Instructions to follow:
A verbatim copy is needed of the lines from the one containing "Output the component" down to the one containing "const boundaries = d3.range(0, idx.length", inclusive. Print it with no pictures.

Supplied data:

****************

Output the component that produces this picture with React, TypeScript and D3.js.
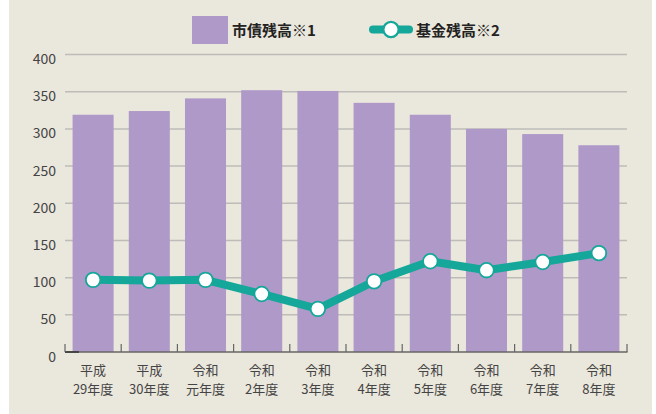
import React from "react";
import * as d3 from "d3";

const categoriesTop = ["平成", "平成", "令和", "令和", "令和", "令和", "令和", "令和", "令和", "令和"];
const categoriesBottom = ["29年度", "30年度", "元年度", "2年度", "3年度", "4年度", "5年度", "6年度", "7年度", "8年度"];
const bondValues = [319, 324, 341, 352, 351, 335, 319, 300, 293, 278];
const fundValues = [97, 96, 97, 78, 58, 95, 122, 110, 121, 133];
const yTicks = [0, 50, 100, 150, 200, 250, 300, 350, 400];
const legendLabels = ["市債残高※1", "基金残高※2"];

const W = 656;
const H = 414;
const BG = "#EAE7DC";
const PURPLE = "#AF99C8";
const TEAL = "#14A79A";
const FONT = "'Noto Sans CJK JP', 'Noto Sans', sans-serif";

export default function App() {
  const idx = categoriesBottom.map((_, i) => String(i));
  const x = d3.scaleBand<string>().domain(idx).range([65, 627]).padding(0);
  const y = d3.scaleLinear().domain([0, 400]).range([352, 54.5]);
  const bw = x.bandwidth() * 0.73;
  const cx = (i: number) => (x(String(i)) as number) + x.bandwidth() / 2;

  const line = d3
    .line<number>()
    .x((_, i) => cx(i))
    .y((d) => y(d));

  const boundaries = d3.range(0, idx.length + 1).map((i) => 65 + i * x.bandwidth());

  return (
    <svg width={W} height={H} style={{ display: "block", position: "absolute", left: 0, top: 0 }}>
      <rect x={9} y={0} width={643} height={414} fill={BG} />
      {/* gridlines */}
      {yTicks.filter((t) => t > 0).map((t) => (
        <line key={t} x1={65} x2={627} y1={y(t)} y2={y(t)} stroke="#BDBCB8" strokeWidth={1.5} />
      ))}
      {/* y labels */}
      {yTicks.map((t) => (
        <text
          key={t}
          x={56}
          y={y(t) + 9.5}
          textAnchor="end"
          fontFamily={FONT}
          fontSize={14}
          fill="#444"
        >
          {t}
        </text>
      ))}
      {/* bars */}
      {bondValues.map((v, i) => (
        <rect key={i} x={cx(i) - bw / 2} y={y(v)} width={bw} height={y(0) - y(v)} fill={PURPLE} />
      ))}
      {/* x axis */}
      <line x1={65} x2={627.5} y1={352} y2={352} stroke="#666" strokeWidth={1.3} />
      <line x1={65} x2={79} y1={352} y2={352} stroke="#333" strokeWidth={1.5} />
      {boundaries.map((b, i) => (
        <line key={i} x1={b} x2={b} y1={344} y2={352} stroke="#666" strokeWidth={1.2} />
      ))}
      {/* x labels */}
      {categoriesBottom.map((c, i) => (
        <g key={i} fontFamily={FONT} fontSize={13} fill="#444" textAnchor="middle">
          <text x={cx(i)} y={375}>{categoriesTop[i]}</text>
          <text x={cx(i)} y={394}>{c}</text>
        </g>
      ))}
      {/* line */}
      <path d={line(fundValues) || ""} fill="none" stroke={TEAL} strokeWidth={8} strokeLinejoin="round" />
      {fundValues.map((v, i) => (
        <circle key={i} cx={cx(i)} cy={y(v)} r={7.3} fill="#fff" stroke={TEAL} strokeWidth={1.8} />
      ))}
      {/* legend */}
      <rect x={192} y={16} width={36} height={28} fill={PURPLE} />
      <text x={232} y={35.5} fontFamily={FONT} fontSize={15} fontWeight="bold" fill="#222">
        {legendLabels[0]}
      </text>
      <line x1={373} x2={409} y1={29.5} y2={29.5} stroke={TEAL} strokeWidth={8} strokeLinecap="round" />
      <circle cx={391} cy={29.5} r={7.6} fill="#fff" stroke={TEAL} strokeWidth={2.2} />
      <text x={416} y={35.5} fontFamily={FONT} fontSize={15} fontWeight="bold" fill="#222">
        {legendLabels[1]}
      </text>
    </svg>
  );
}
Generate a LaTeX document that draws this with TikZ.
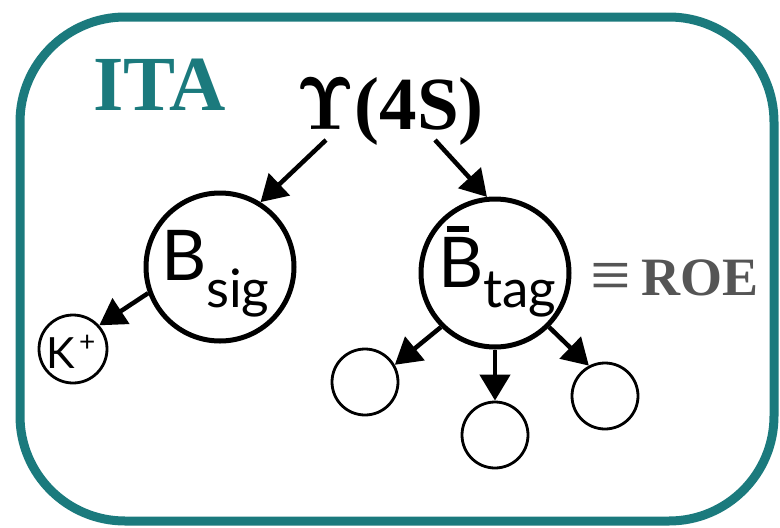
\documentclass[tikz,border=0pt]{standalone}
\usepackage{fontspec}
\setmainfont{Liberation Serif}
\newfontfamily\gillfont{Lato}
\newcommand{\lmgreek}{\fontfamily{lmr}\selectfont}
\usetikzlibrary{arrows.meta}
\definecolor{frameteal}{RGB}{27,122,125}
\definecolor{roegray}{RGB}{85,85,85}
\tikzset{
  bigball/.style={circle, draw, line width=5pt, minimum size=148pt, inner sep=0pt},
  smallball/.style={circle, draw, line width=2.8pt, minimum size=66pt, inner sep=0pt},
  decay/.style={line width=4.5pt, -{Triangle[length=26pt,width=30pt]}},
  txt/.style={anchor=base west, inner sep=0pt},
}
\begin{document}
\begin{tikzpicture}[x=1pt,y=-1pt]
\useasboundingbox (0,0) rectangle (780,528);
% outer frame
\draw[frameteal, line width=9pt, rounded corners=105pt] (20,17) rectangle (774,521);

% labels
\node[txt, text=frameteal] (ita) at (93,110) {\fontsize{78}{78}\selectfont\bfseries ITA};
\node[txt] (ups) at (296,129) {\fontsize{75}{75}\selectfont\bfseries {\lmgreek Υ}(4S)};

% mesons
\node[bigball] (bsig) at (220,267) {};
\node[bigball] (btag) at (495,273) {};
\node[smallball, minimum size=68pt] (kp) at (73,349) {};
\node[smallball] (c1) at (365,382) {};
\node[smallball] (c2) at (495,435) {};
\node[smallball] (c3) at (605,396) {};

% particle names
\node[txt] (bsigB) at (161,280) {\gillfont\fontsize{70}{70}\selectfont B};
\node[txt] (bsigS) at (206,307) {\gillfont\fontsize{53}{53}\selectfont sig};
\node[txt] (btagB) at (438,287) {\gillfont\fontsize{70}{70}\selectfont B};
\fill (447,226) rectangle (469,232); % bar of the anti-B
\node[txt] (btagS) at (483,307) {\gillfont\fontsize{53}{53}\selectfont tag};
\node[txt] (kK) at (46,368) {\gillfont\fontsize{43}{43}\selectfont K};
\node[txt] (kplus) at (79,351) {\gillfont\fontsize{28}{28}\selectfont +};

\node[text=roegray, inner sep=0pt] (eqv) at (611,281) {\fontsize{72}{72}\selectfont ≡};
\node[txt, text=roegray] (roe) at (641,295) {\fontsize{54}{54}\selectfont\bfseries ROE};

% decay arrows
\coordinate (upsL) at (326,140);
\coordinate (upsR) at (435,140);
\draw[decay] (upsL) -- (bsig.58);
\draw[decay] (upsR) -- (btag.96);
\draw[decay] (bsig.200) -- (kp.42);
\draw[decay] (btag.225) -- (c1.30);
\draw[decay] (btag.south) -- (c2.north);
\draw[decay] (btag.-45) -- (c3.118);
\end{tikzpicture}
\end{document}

****************

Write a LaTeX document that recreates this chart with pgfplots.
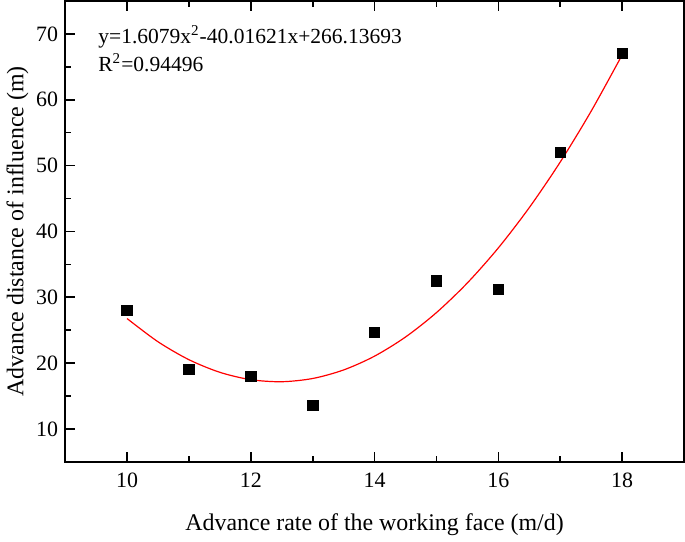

****************

Exercise response:
Output the component that produces this picture with React, TypeScript and D3.js.
import React from "react";
import * as d3 from "d3";

const categoriesTop = ["平成", "平成", "令和", "令和", "令和", "令和", "令和", "令和", "令和", "令和"];
const categoriesBottom = ["29年度", "30年度", "元年度", "2年度", "3年度", "4年度", "5年度", "6年度", "7年度", "8年度"];
const bondValues = [319, 324, 341, 352, 351, 335, 319, 300, 293, 278];
const fundValues = [97, 96, 97, 78, 58, 95, 122, 110, 121, 133];
const yTicks = [0, 50, 100, 150, 200, 250, 300, 350, 400];
const legendLabels = ["市債残高※1", "基金残高※2"];

const W = 656;
const H = 414;
const BG = "#EAE7DC";
const PURPLE = "#AF99C8";
const TEAL = "#14A79A";
const FONT = "'Noto Sans CJK JP', 'Noto Sans', sans-serif";

export default function App() {
  const idx = categoriesBottom.map((_, i) => String(i));
  const x = d3.scaleBand<string>().domain(idx).range([65, 627]).padding(0);
  const y = d3.scaleLinear().domain([0, 400]).range([352, 54.5]);
  const bw = x.bandwidth() * 0.73;
  const cx = (i: number) => (x(String(i)) as number) + x.bandwidth() / 2;

  const line = d3
    .line<number>()
    .x((_, i) => cx(i))
    .y((d) => y(d));

  const boundaries = d3.range(0, idx.length + 1).map((i) => 65 + i * x.bandwidth());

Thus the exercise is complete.